Researchers from the University of Geneva (UNIGE) and Geneva University Hospitals (HUG) have reached a significant advance in the fight against type 1 diabetes. Using an innovative hydrogel that supports insulin-producing cells once transplanted into the body, the team successfully regulated blood sugar levels in diabetic mice. This experimental success goes beyond conventional transplantation methods and opens the door to developing a bioartificial pancreas that could eliminate the need for insulin injections. The results, achieved within the European VANGUARD project, are published in the journal Trends in Biotechnology.

Type 1 diabetes happens when the immune system destroys the insulin-producing β cells in the pancreas, causing blood sugar levels to become chronically unbalanced. People with this condition must inject insulin every day for life. Transplanting pancreatic islets—small clusters of insulin- and other hormone-producing cells—can temporarily restore blood sugar control and eliminate the need for insulin injections.

However, this method is limited by the shortage of donors and a high risk of rejection. In addition, when islets are infused into the liver - the standard transplant site - they suffer from inflammation, loss of their natural support matrix, and poor blood supply, all of which compromise their survival.

A team from UNIGE and HUG, led by Ekaterine Berishvili, Associate Professor in the Department of Surgery and at the Diabetes Centre, Faculty of Medicine, UNIGE, and Head of the Cell Isolation and Transplantation Laboratory at the Transplantation Service, Geneva University Hospitals (HUG), has developed an innovative hydrogel called Amniogel, designed to overcome these obstacles.

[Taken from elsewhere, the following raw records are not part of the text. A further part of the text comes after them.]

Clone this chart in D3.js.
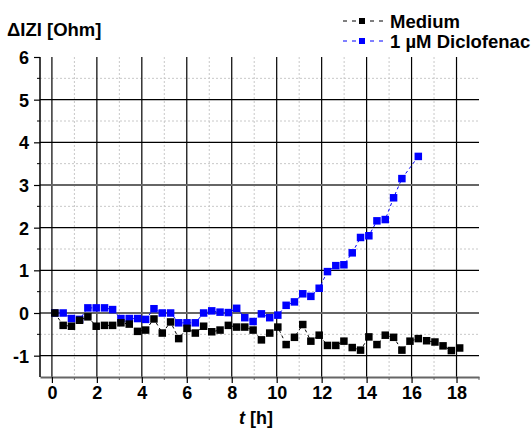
<!DOCTYPE html>
<html>
<head>
<meta charset="utf-8">
<script src="https://cdnjs.cloudflare.com/ajax/libs/d3/7.8.5/d3.min.js"></script>
<style>
	html, body { margin: 0; padding: 0; background: #fff; }
	svg text { font-family: Arial, "Liberation Sans", sans-serif; font-weight: bold; }
</style>
</head>
<body>
<div id="chart"></div>
<script>
// time points [h]
const times = [0.13, 0.50, 0.87, 1.23, 1.60, 1.97, 2.34, 2.70, 3.07, 3.44,
	3.81, 4.17, 4.54, 4.91, 5.28, 5.64, 6.01, 6.38, 6.75, 7.11,
	7.48, 7.85, 8.22, 8.58, 8.95, 9.32, 9.69, 10.05, 10.42, 10.79,
	11.16, 11.52, 11.89, 12.26, 12.63, 12.99, 13.36, 13.73, 14.10, 14.46,
	14.83, 15.20, 15.57, 15.93, 16.30, 16.67, 17.04, 17.40, 17.77, 18.14];

// delta |Z| [Ohm], Medium
const medium = [0, -0.29, -0.31, -0.17, -0.09, -0.31, -0.29, -0.29, -0.23, -0.26,
	-0.43, -0.40, -0.14, -0.47, -0.21, -0.60, -0.36, -0.47, -0.31, -0.44,
	-0.40, -0.29, -0.33, -0.33, -0.40, -0.63, -0.47, -0.33, -0.74, -0.57,
	-0.27, -0.66, -0.52, -0.76, -0.76, -0.66, -0.81, -0.87, -0.56, -0.74,
	-0.52, -0.57, -0.87, -0.66, -0.60, -0.65, -0.68, -0.77, -0.88, -0.82];

// delta |Z| [Ohm], 1 µM Diclofenac (no value at 15.93 h, ends at 16.30 h)
const diclofenac = [0, 0, -0.13, -0.15, 0.12, 0.12, 0.12, 0.08, -0.13, -0.13,
	-0.13, -0.15, 0.10, 0, 0, -0.23, -0.23, -0.23, 0, 0.05,
	0.02, 0.01, 0.11, -0.11, -0.20, -0.02, -0.11, -0.05, 0.18, 0.26,
	0.45, 0.39, 0.58, 0.97, 1.11, 1.13, 1.41, 1.77, 1.81, 2.16,
	2.19, 2.70, 3.15, null, 3.67];

const seriesNames = ['Medium', '1 µM Diclofenac'];
const seriesColors = ['#000000', '#0000ff'];

const xTicks = [0, 2, 4, 6, 8, 10, 12, 14, 16, 18];
const xMinorTicks = [1, 3, 5, 7, 9, 11, 13, 15, 17, 19];
const yTicks = [-1, 0, 1, 2, 3, 4, 5, 6];
const yMinorTicks = [-0.5, 0.5, 1.5, 2.5, 3.5, 4.5, 5.5];

const width = 532, height = 428;
const margin = {left: 40, right: 53, top: 57, bottom: 51};
const plotW = width - margin.left - margin.right,
	plotH = height - margin.top - margin.bottom;

const x = d3.scaleLinear().domain([-0.53, 19]).range([0, plotW]);
const y = d3.scaleLinear().domain([-1.5, 6]).range([plotH, 0]);

const svg = d3.select('#chart').append('svg')
	.attr('width', width)
	.attr('height', height);

const g = svg.append('g')
	.attr('transform', 'translate(' + margin.left + ',' + margin.top + ')');

// minor grid, dotted
g.append('g').selectAll('line').data(xMinorTicks.filter(d => d < 19)).join('line')
	.attr('x1', d => x(d)).attr('x2', d => x(d))
	.attr('y1', 0).attr('y2', plotH)
	.attr('stroke', '#c8c8c8').attr('stroke-dasharray', '2,2');
g.append('g').selectAll('line').data(yMinorTicks).join('line')
	.attr('x1', 0).attr('x2', plotW)
	.attr('y1', d => y(d)).attr('y2', d => y(d))
	.attr('stroke', '#c8c8c8').attr('stroke-dasharray', '2,2');

// major grid
g.append('g').selectAll('line').data(xTicks).join('line')
	.attr('x1', d => x(d)).attr('x2', d => x(d))
	.attr('y1', 0).attr('y2', plotH)
	.attr('stroke', '#000').attr('stroke-width', 1.2);
g.append('g').selectAll('line').data(yTicks.filter(d => d < 6)).join('line')
	.attr('x1', 0).attr('x2', plotW)
	.attr('y1', d => y(d)).attr('y2', d => y(d))
	.attr('stroke', d => (d === 0 || d === 3) ? '#666' : '#000')
	.attr('stroke-width', d => (d === 0 || d === 3) ? 2 : 1.2);

// x axis (gray line, ticks pointing down)
const xAxis = d3.axisBottom(x).tickValues(xTicks).tickSize(6).tickSizeOuter(0);
const gX = g.append('g')
	.attr('transform', 'translate(0,' + plotH + ')')
	.call(xAxis);
gX.select('.domain').attr('stroke', '#666').attr('stroke-width', 2);
gX.selectAll('.tick line').attr('stroke', '#000').attr('stroke-width', 1.2);
gX.selectAll('.tick text')
	.attr('font-size', 18).attr('font-family', null).attr('dy', '0.72em').attr('y', 9);
gX.append('g').selectAll('line').data(xMinorTicks).join('line')
	.attr('x1', d => x(d)).attr('x2', d => x(d))
	.attr('y1', 0).attr('y2', 3)
	.attr('stroke', '#666');

// y axis (black line, ticks pointing left)
const yAxis = d3.axisLeft(y).tickValues(yTicks).tickSize(6).tickSizeOuter(0);
const gY = g.append('g').call(yAxis);
gY.select('.domain').attr('stroke', '#000').attr('stroke-width', 1.5)
	.attr('d', 'M0,0V' + plotH);
gY.selectAll('.tick line').attr('stroke', '#000').attr('stroke-width', 1.2);
gY.selectAll('.tick text')
	.attr('font-size', 18).attr('font-family', null).attr('x', -11).attr('dy', '0.36em')
	.text(d => d < 0 ? '-' + Math.abs(d) : d);
gY.append('g').selectAll('line').data(yMinorTicks).join('line')
	.attr('x1', -3).attr('x2', 0)
	.attr('y1', d => y(d)).attr('y2', d => y(d))
	.attr('stroke', '#000');

// series: blue first so black sits on top
const series = [
	{name: seriesNames[1], color: seriesColors[1], values: diclofenac},
	{name: seriesNames[0], color: seriesColors[0], values: medium}
];

const line = d3.line()
	.defined(d => d.v !== null)
	.x(d => x(d.t))
	.y(d => y(d.v));

const ms = 7.5;
series.forEach(function (s) {
	const pts = s.values.map((v, i) => ({t: times[i], v: v})).filter(d => d.v !== null);
	g.append('path')
		.attr('d', line(pts))
		.attr('fill', 'none')
		.attr('stroke', s.color)
		.attr('stroke-width', 1)
		.attr('stroke-dasharray', '3,3');
	g.append('g').selectAll('rect').data(pts).join('rect')
		.attr('x', d => x(d.t) - ms / 2)
		.attr('y', d => y(d.v) - ms / 2)
		.attr('width', ms).attr('height', ms)
		.attr('fill', s.color);
});

// legend
const legend = svg.append('g');
seriesNames.forEach(function (name, i) {
	const ly = 21 + i * 20;
	legend.append('line')
		.attr('x1', 343).attr('x2', 388)
		.attr('y1', ly).attr('y2', ly)
		.attr('stroke', seriesColors[i]).attr('stroke-dasharray', '4,5');
	legend.append('rect')
		.attr('x', 362 - 3).attr('y', ly - 3)
		.attr('width', 6).attr('height', 6)
		.attr('fill', seriesColors[i]);
	legend.append('text')
		.attr('x', 390).attr('y', ly + 6.5)
		.attr('font-size', 18.5)
		.text(name);
});

// axis titles
svg.append('text')
	.attr('x', 7).attr('y', 36)
	.attr('font-size', 18.5)
	.text('ΔIZI [Ohm]');

const xTitle = svg.append('text')
	.attr('x', 256).attr('y', 424)
	.attr('text-anchor', 'middle')
	.attr('font-size', 18);
xTitle.append('tspan').attr('font-style', 'italic').text('t');
xTitle.append('tspan').text(' [h]');
</script>
</body>
</html>
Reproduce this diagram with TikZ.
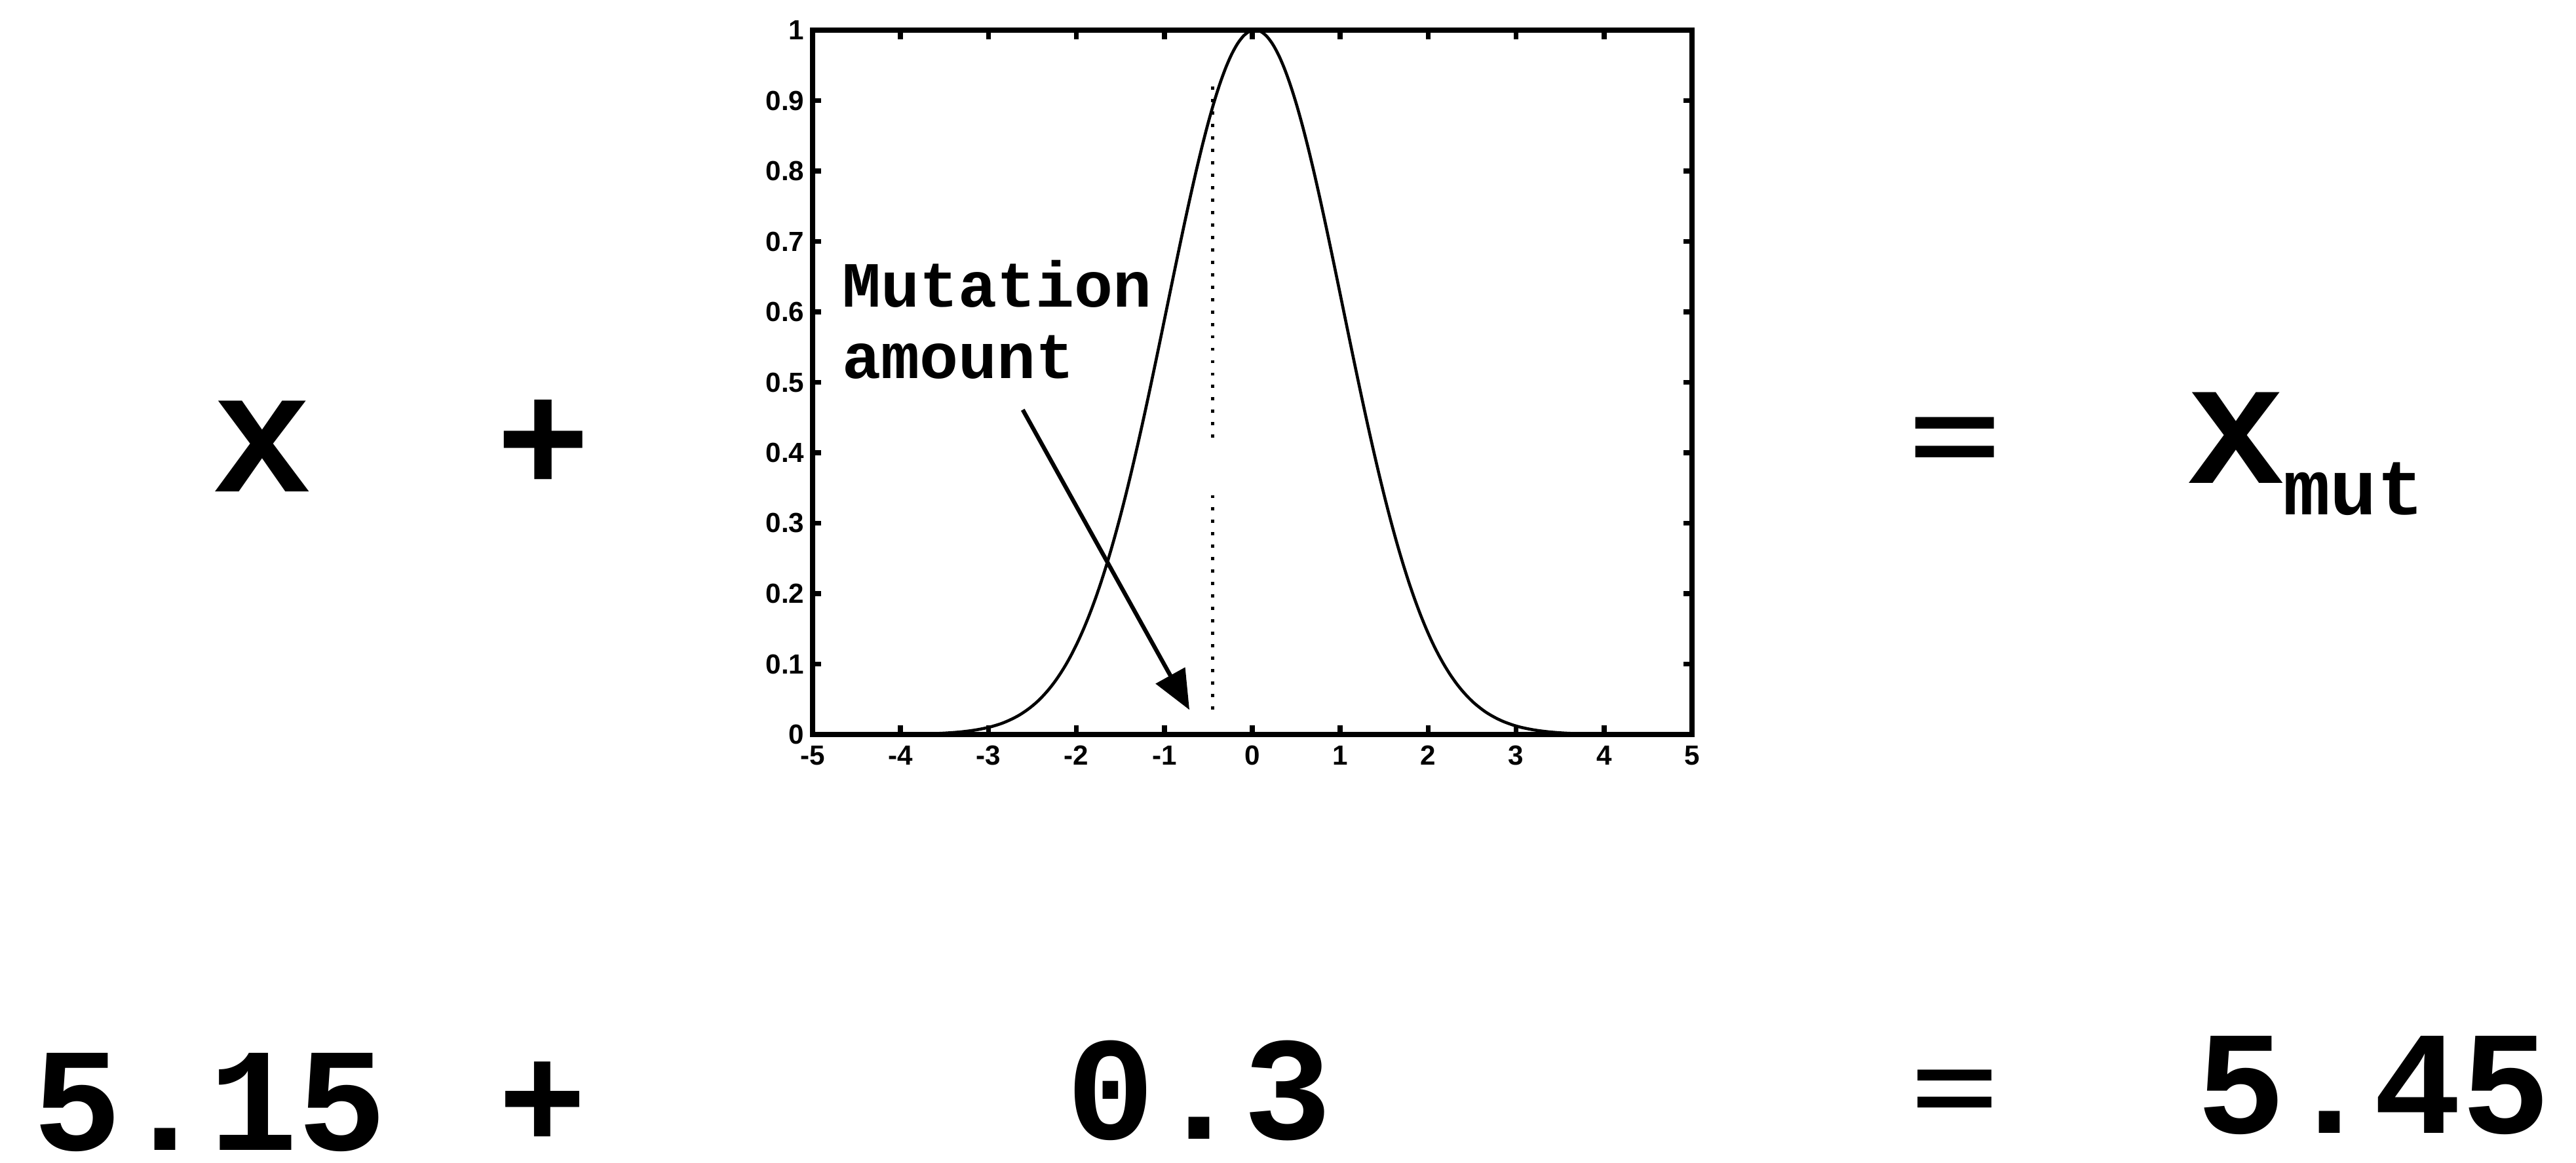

Derived from the human amniotic membrane—the innermost layer of the membranes surrounding the fetus, easily obtained from the placenta after birth—it restores survival signals lost during islet isolation and allows a microvascular network to self-assemble inside the construct before transplantation. Once implanted, this pre-formed network connects with the host's blood supply, supporting durable graft function. In laboratory tests, the gel also slows the migration of cytotoxic immune cells, suggesting it may help shield the graft early after transplantation.

Normal blood sugar levels for at least 100 days

“This gel creates a protective, natural-like environment in which we embed pancreatic islets together with vessel-forming cells. Before transplantation, those cells self-organize into a network of microvessels surrounding the islets, so the graft arrives pre-vascularized,” explains Ekaterine Berishvili. Successfully transplanted into diabetic mice, this construct—thin, disc-shaped grafts approximately 9 mm in diameter—was able to maintain normal blood sugar levels for at least 100 days, the full duration of the follow-up, outperforming both islets transplanted alone and constructs without engineered vasculature. Amniogel is also produced through a GMP-compatible process, a key requirement for future clinical translation.

Approaching clinical application

"This experimental evidence represents a decisive step toward the development of a functional bioartificial pancreas," the researcher said with enthusiasm. "The next step, in order to consider a clinical application, will be to produce larger grafts—or a greater number of them—to meet the requirements for use in humans." Moreover, Amniogel could be used to house many other types of cells, thus paving the way for cell transplantation therapies beyond diabetes.

This bioartificial pancreas project, recognized by the European Commission’s Innovation Radar, was developed as part of the European VANGUARD project, led by UNIGE.